The court granted defendants' motion to dismiss pursuant to Del. Chancery Ct. R. 12(b)(6), holding that, as plaintiff failed to state a claim of tainted stockholder approval of the merger, the business judgment rule insulated the merger from all attacks other than for waste, and plaintiff had failed to adequately state a claim for waste.

OUTCOME: Defendants' motion to dismiss for unfairness denied, holding plaintiff plead facts sufficient to excuse demand; defendants' motion to dismiss for failure to plead facts that, if true, would support an inference that no person of sound business judgment would have believed it a good idea to consummate the merger, granted.
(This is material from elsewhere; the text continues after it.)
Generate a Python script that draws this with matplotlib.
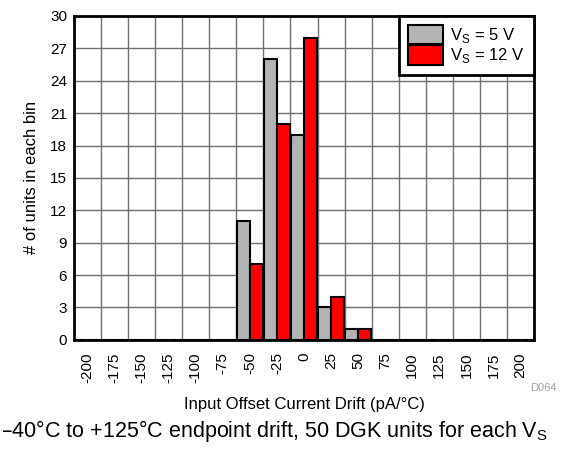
import numpy as np
import matplotlib.pyplot as plt

plt.rcParams['font.family'] = ['Liberation Sans', 'DejaVu Sans']

# histogram bins (pA/°C) and counts for each supply voltage
bins = [-200, -175, -150, -125, -100, -75, -50, -25, 0, 25, 50, 75, 100, 125, 150, 175, 200]
counts_5v = [0, 0, 0, 0, 0, 0, 11, 26, 19, 3, 1, 0, 0, 0, 0, 0, 0]
counts_12v = [0, 0, 0, 0, 0, 0, 7, 20, 28, 4, 1, 0, 0, 0, 0, 0, 0]
labels = ['V$_\\mathregular{S}$ = 5 V', 'V$_\\mathregular{S}$ = 12 V']

fig = plt.figure(figsize=(5.68, 4.55), dpi=100)
ax = fig.add_axes([0.1303, 0.253, 0.8099, 0.712])

x = np.arange(len(bins))
w = 0.48
b1 = ax.bar(x - 0.25, counts_5v, width=w, color='#b4b4b4', edgecolor='black', linewidth=1.5, zorder=3)
b2 = ax.bar(x + 0.25, counts_12v, width=w, color='#ff0000', edgecolor='black', linewidth=1.5, zorder=3)

ax.set_xlim(-0.5, len(bins) - 0.5)
ax.set_ylim(0, 30)
ax.set_yticks(np.arange(0, 31, 3))
ax.set_xticks(x)
ax.set_xticklabels([str(b) for b in bins], rotation=90)
ax.set_xticks(np.arange(-0.5, len(bins), 1), minor=True)
ax.tick_params(axis='both', which='both', length=0, labelsize=11)
ax.tick_params(axis='x', pad=9)
ax.tick_params(axis='y', pad=5)

# grid on bin edges and every 3 units
ax.grid(which='minor', axis='x', color='#707070', linewidth=1, zorder=0)
ax.grid(which='major', axis='y', color='#707070', linewidth=1, zorder=0)

for s in ax.spines.values():
    s.set_linewidth(2)
    s.set_zorder(4)

ax.set_ylabel('# of units in each bin', fontsize=12, labelpad=8)
ax.set_xlabel('Input Offset Current Drift (pA/°C)', fontsize=12, labelpad=10)

leg = ax.legend([b1, b2], labels, loc='upper right', fontsize=12, frameon=True, fancybox=False,
                framealpha=1, borderaxespad=0, labelspacing=0.0, handlelength=2.1,
                handleheight=1.4, handletextpad=0.45, borderpad=0.55)
leg.get_frame().set_edgecolor('black')
leg.get_frame().set_linewidth(2)
leg.set_zorder(5)

fig.text(0.98, 0.14, 'D064', fontsize=8, color='#a0a0a0', ha='right')
fig.text(0.002, 0.04, '\u201340°C to +125°C endpoint drift, 50 DGK units for each V$_\\mathregular{S}$',
         fontsize=15.5, ha='left')

fig.savefig('out.png', dpi=100)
1. Vice Chancellor Strine questioned the equitable safety valve of waste in such a transaction. To say that waste cannot be ratified ignores the type of cases in which waste is alleged, e.g., stock option plans, fee agreement between a mutual fund and an advisor, corporate mergers and acquisitions, stock repurchases.
2. Since the test for waste is whether any person of ordinary sound business judgment could view the transaction as fair, how can a shareholder vote not defeat the action?
3. Is this a sound policy argument or are there reasons to continue waste actions?